Groovy recipes
- Groovy is a scripting language
- Groovy is not available by default in GATE, and is not used in the core of GATE
- The Groovy scripting console is available as an add on
- There is also a Groovy script PR, which lets you use an arbitrary Groovy script in a GATE application pipeline.
- see the user guide for details of both the above
- These pages are intended to be a repository of sample scripts
- There are just a few for now, add yours whenever you write something useful
1. Filter by document feature
This one is in the user guide
factory.newCorpus("fredsDocs").addAll(
docs.findAll{
it.getFeatures().get("annotator").equals("fred")
}
)
2. Filter if annotation sets exist - e.g. double annotated
Useful for separating out all double annotated docs from a corpus
factory.newCorpus("doubleDocs").addAll(
docs.findAll{
(it.getAnnotationSetNames().contains("annotator1")
&& it.getAnnotationSetNames().contains("annotator2"))
}
)
3. Choose an app to execute
You can already conditionally execute PRs based on a document feature.
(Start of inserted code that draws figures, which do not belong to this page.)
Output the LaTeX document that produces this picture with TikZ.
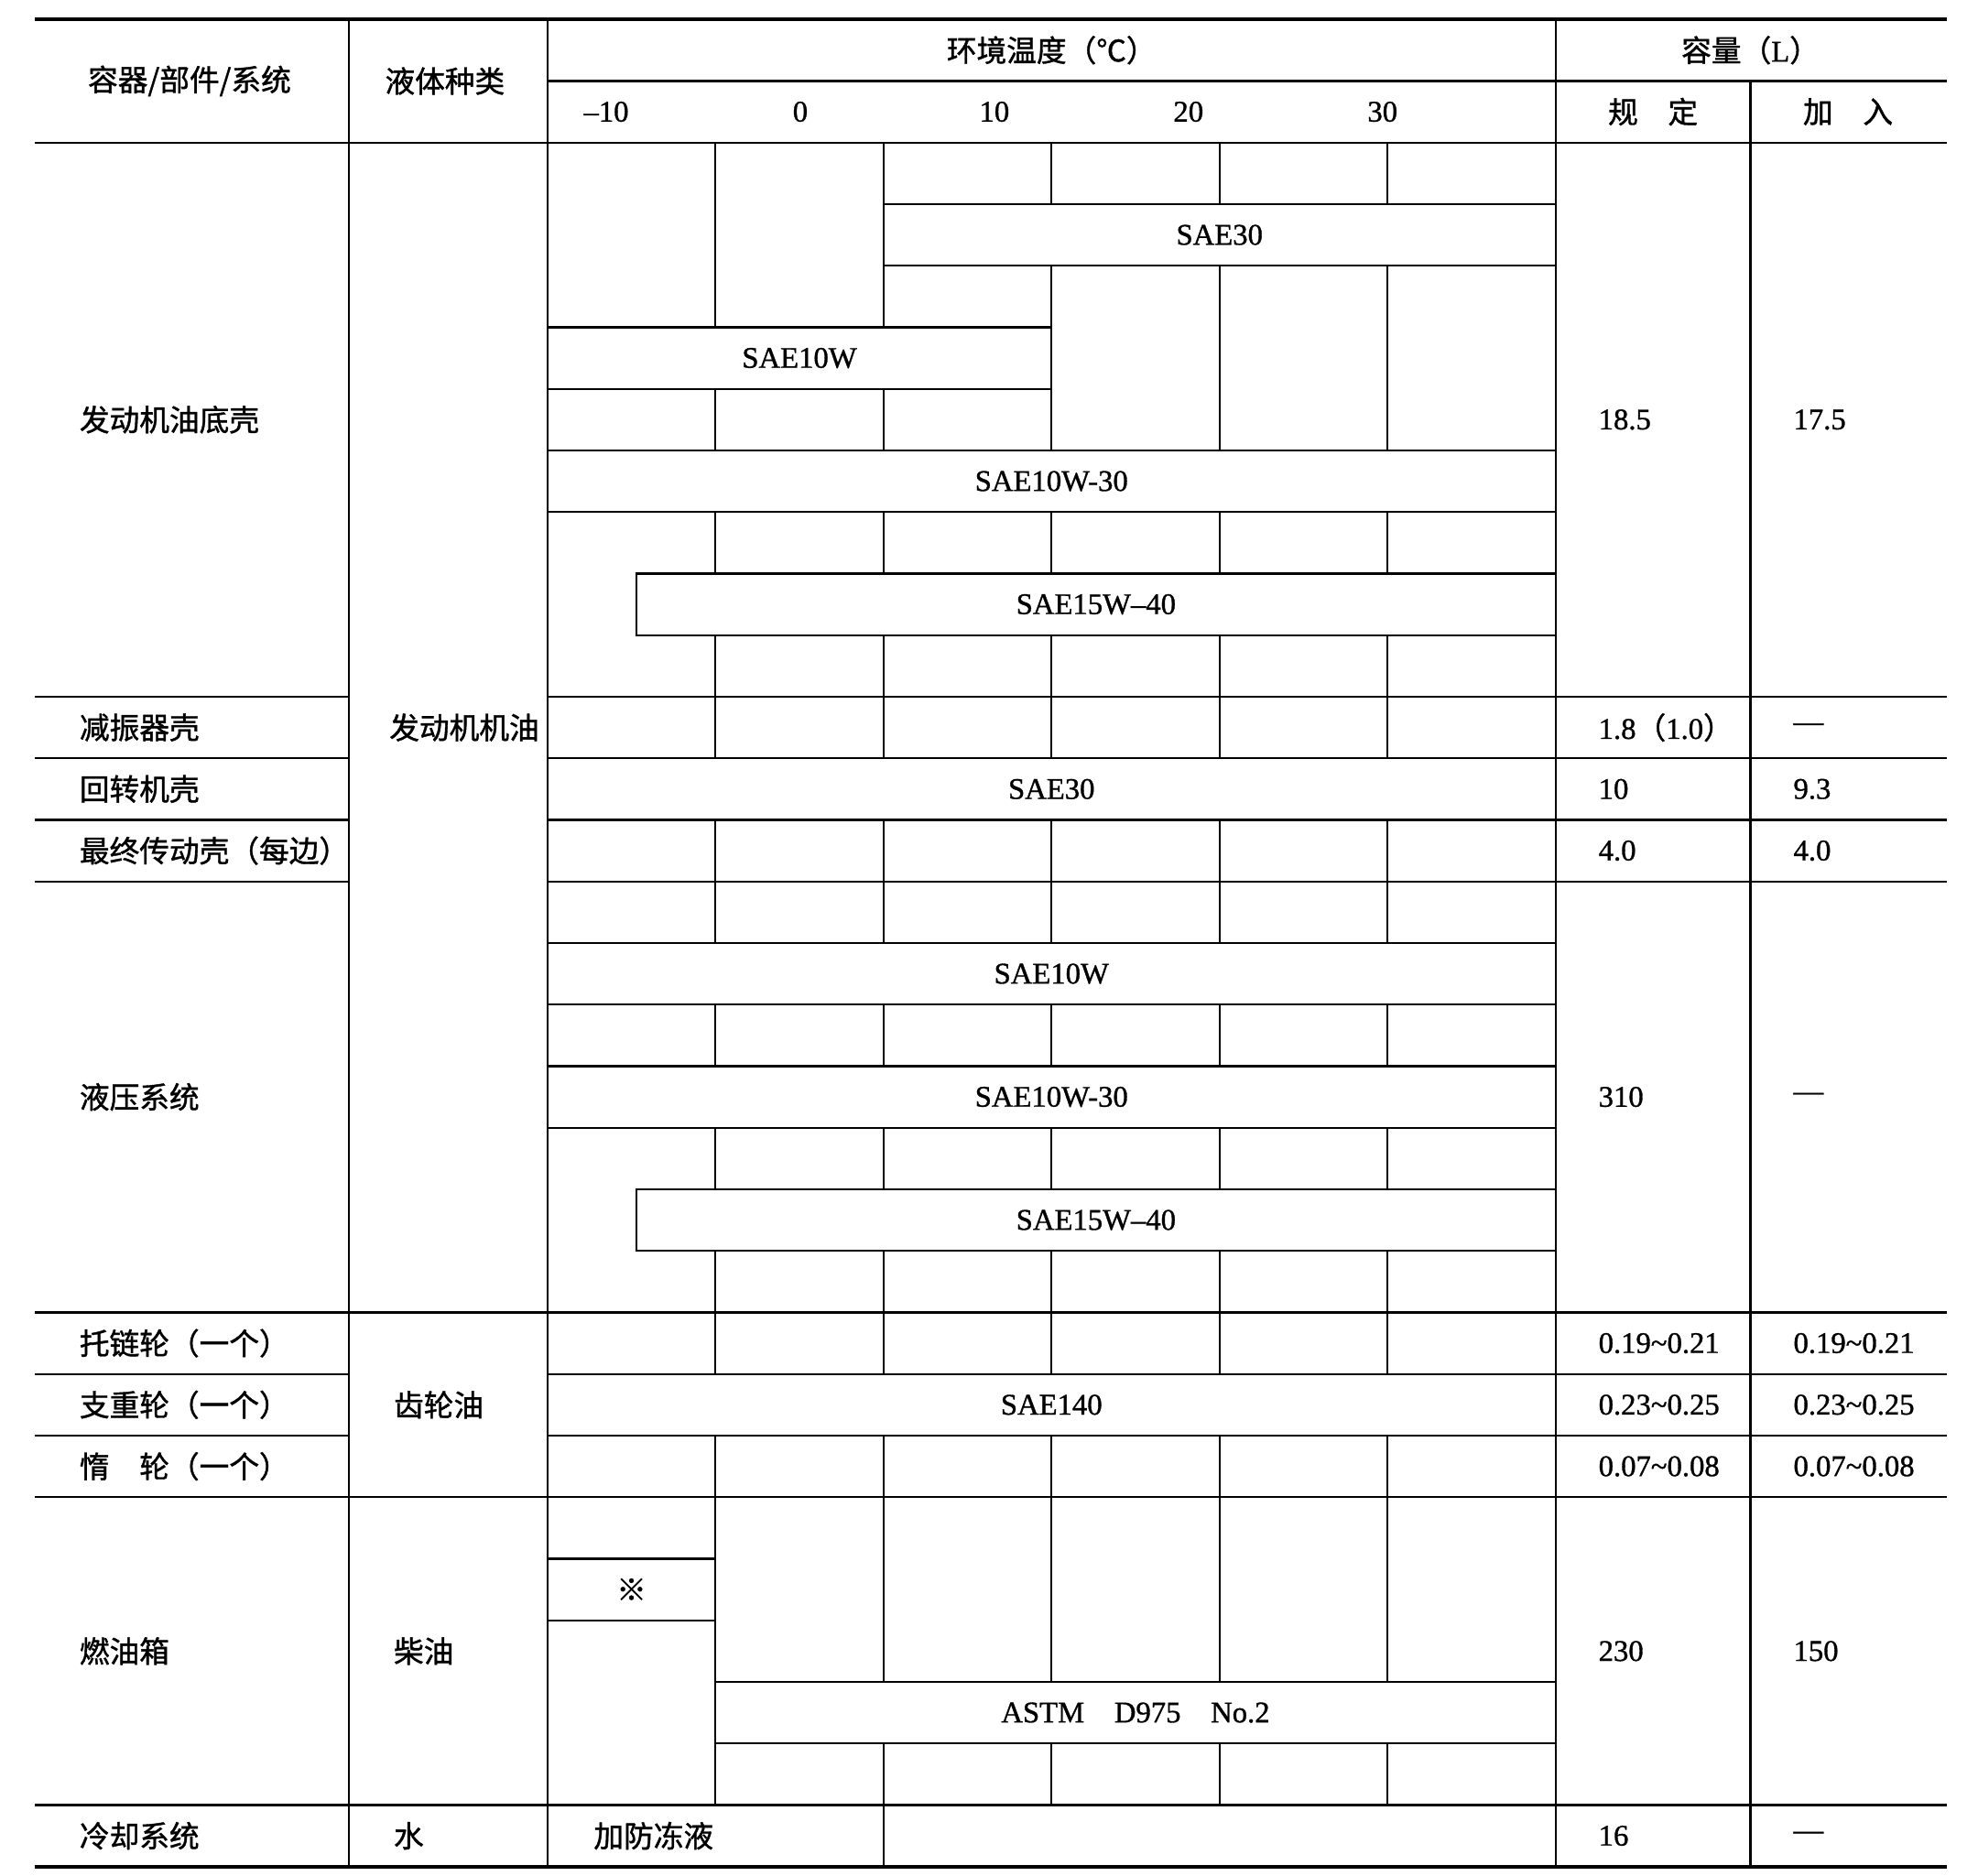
\documentclass[tikz,border=0pt]{standalone}
\usepackage{fontspec}
\setmainfont{Liberation Serif}[FakeBold=1]
\newfontfamily\cjk{Noto Sans CJK SC}[FakeBold=1.2]
\newcommand\cjkpar[1]{{\cjk （}#1{\cjk ）}}

\tikzset{
  rule/.style={line width=0.9pt},
  heavyrule/.style={line width=1.8pt},
  lbl/.style={anchor=west, inner sep=0pt},
}

\begin{document}
\begin{tikzpicture}[x=2.664cm, y=0.9764cm, rule,
  every node/.style={font=\fontsize{13.5}{16}\selectfont}]

\useasboundingbox (-3.258,2.315) rectangle (8.514,-28.144);

\draw[heavyrule] (-3.05,2) -- (8.33,2);
\draw (0,1) -- (8.33,1);
\draw (-3.05,0) -- (8.33,0);
\draw[heavyrule] (-3.05,-28) -- (8.33,-28);

\draw (-1.18,2) -- (-1.18,-28);
\draw (0,2) -- (0,-28);
\draw (6,2) -- (6,-28);
\draw (7.16,1) -- (7.16,-28);

\foreach \r in {9,10,11,12,19,20,21,22,27} {
  \draw (-3.05,-\r) -- (-1.18,-\r);
  \draw (0,-\r) -- (8.33,-\r);
}
\foreach \r in {19,22,27} \draw (-1.18,-\r) -- (0,-\r);

\foreach \r in {0,2,4,6,8,9,11,12,14,16,18,19,21,22,24,26} {
  \foreach \k in {1,...,5}
    \draw (\k,-\r) -- (\k,-\r-1);
}
\draw (1,-1) -- (1,-2);
\foreach \k in {4,5} \draw (\k,-3) -- (\k,-4);
\foreach \k in {2,...,5} \draw (\k,-23) -- (\k,-24);
\draw (2,-27) -- (2,-28);

\foreach \r/\a/\b/\t in {1/2/6/SAE30, 3/0/3/SAE10W, 5/0/6/SAE10W-30,
    7/0.53/6/SAE15W--40, 10/0/6/SAE30, 13/0/6/SAE10W, 15/0/6/SAE10W-30,
    17/0.53/6/SAE15W--40, 20/0/6/SAE140, 25/1/6/{ASTM\quad D975\quad No.2}} {
  \draw (\a,-\r) rectangle (\b,-\r-1);
  \node (bar\r) at ({(\a+\b)/2},-\r-0.5) {\t};
}
\draw (0,-23) rectangle (1,-24);
\node (note) at (0.5,-23.5) {\cjk ※};

\node (hpart)  at (-2.13,1)  {\cjk 容器/部件/系统};
\node (hfluid) at (-0.61,1)  {\cjk 液体种类};
\node (htemp)  at (3,1.5)    {\cjk 环境温度（℃）};
\node (hcap)   at (7.16,1.5) {{\cjk 容量（}L{\cjk ）}};
\node (hspec)  at (6.58,0.5) {\cjk 规\hspace{1em}定};
\node (hfill)  at (7.74,0.5) {\cjk 加\hspace{1em}入};

\foreach \t [count=\i from 0] in {--10,0,10,20,30}
  \node (temp\i) at ({0.35+1.155*\i},0.5) {\t};

\foreach \y/\t [count=\n] in {4.5/发动机油底壳, 9.5/减振器壳, 10.5/回转机壳,
    11.5/最终传动壳（每边）, 15.5/液压系统, 19.5/托链轮（一个）,
    20.5/支重轮（一个）, 21.5/惰\hspace{1em}轮（一个）, 24.5/燃油箱, 27.5/冷却系统}
  \node[lbl] (part\n) at (-2.79,-\y) {\cjk \t};

\node[lbl] (fluid1) at (-0.946,-9.5) {\cjk 发动机机油};
\node[lbl] (fluid2) at (-0.92,-20.5) {\cjk 齿轮油};
\node[lbl] (fluid3) at (-0.92,-24.5) {\cjk 柴油};
\node[lbl] (fluid4) at (-0.92,-27.5) {\cjk 水};
\node[lbl] (antifz) at (0.27,-27.5)  {\cjk 加防冻液};

\foreach \y/\s/\f [count=\n] in {4.5/18.5/17.5, 9.5/1.8\cjkpar{1.0}/---,
    10.5/10/9.3, 11.5/4.0/4.0, 15.5/310/---,
    19.5/0.19\textasciitilde0.21/0.19\textasciitilde0.21,
    20.5/0.23\textasciitilde0.25/0.23\textasciitilde0.25,
    21.5/0.07\textasciitilde0.08/0.07\textasciitilde0.08,
    24.5/230/150, 27.5/16/---} {
  \node[lbl] (spec\n) at (6.25,-\y) {\s};
  \node[lbl] (fill\n) at (7.41,-\y) {\f};
}

\end{tikzpicture}
\end{document}
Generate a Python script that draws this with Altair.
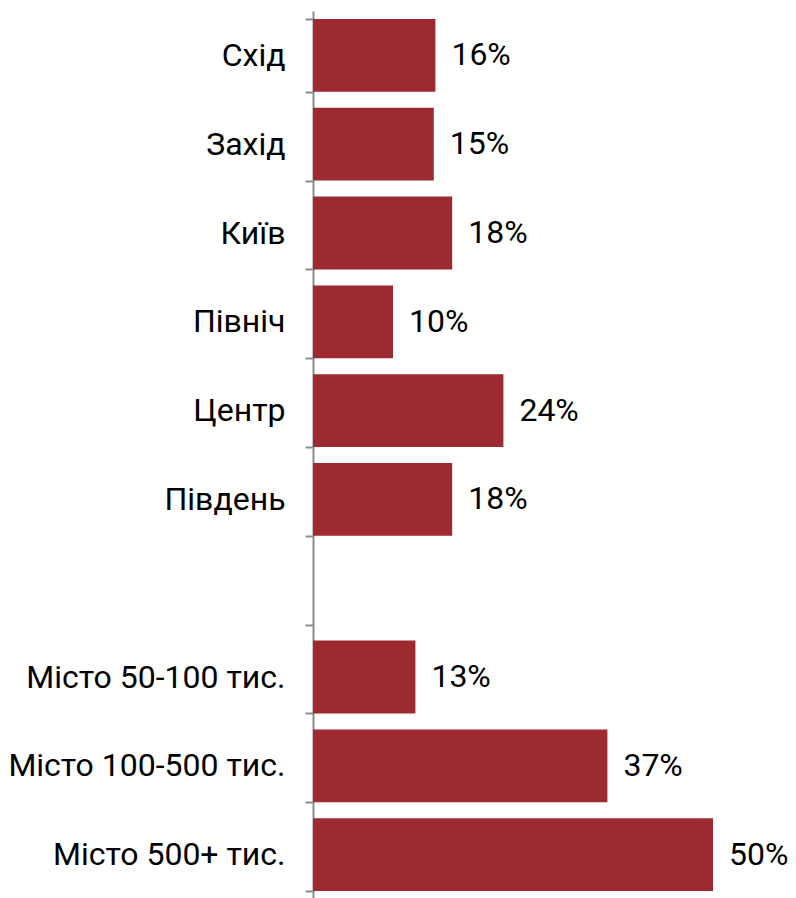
import altair as alt
import pandas as pd

categories = ["Схід", "Захід", "Київ", "Північ", "Центр", "Південь",
              "Місто 50-100 тис.", "Місто 100-500 тис.", "Місто 500+ тис."]
bar_values = [15.3, 15.1, 17.4, 10.0, 23.8, 17.4, 12.8, 36.8, 50.0]
labels = ["16%", "15%", "18%", "10%", "24%", "18%", "13%", "37%", "50%"]

order = categories[:6] + [" "] + categories[6:]

df = pd.DataFrame({"cat": categories, "val": bar_values, "lab": labels})

y = alt.Y("cat:N", sort=order,
          scale=alt.Scale(domain=order, paddingInner=0.18, paddingOuter=0.09),
          axis=alt.Axis(title=None, tickBand="extent", tickSize=8,
                        tickColor="#8c8c8c", domainColor="#8c8c8c",
                        domainWidth=2, tickWidth=2,
                        labelFont="Roboto", labelFontSize=32, labelColor="#000000",
                        labelPadding=20, labelLimit=400))
x = alt.X("val:Q", scale=alt.Scale(domain=[0, 50], nice=False), axis=None)

bars = alt.Chart(df).mark_bar(color="#9C2A30").encode(x=x, y=y)
text = alt.Chart(df).mark_text(align="left", baseline="middle", dx=16,
                               font="Roboto", fontSize=32, color="#000000").encode(
    x=x, y=y, text="lab:N")

chart = (bars + text).properties(
    width=400, height=888,
    padding={"left": 305, "top": 3, "right": 75, "bottom": 0},
    autosize=alt.AutoSizeParams(type="none"),
).configure_view(stroke=None)

chart.save("out.html", embed_options={"renderer": "svg", "actions": False})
By placing two pipelines as PRs in a third conditional pipeline, you can extend this to execute a pipeline based on a document feature. This Groovy script goes one further, and chooses a pipeline to execute based on some other aspect of the document - in this case, the existence of a particular annotation set.
app1 = apps.find{it.name.equals("app1")}
app2 = apps.find{it.name.equals("app2")}
tempCorpus = factory.newCorpus("tempCorpus")
docs.findAll{
app = (it.getAnnotationSetNames().contains("annotator1")) ? app1 : app2
tempCorpus.add(it)
app.setCorpus(tempCorpus)
app.execute()
tempCorpus.clear()
}
factory.deleteResource(tempCorpus)
println "done"
4. How many annotations?
sum = 0
docs.findAll{
num = it.getAnnotations("Filtered").get("Anatomy").size()
sum += num
println it.getName() + " " + num
}
println "total:" + " " + sum
5. Rename annotations
This one is for the Groovy PR, but could easily be adapted to the console using the above ideas. You could also parameterise it if needed - see the user guide for details.
inputAS.findAll{
it.getType() == "OldName"
}.each{
outputAS.add(it.getStartNode().getOffset(),
it.getEndNode().getOffset(),
"NewName",
it.getFeatures())
}.each{
inputAS.remove(it)
}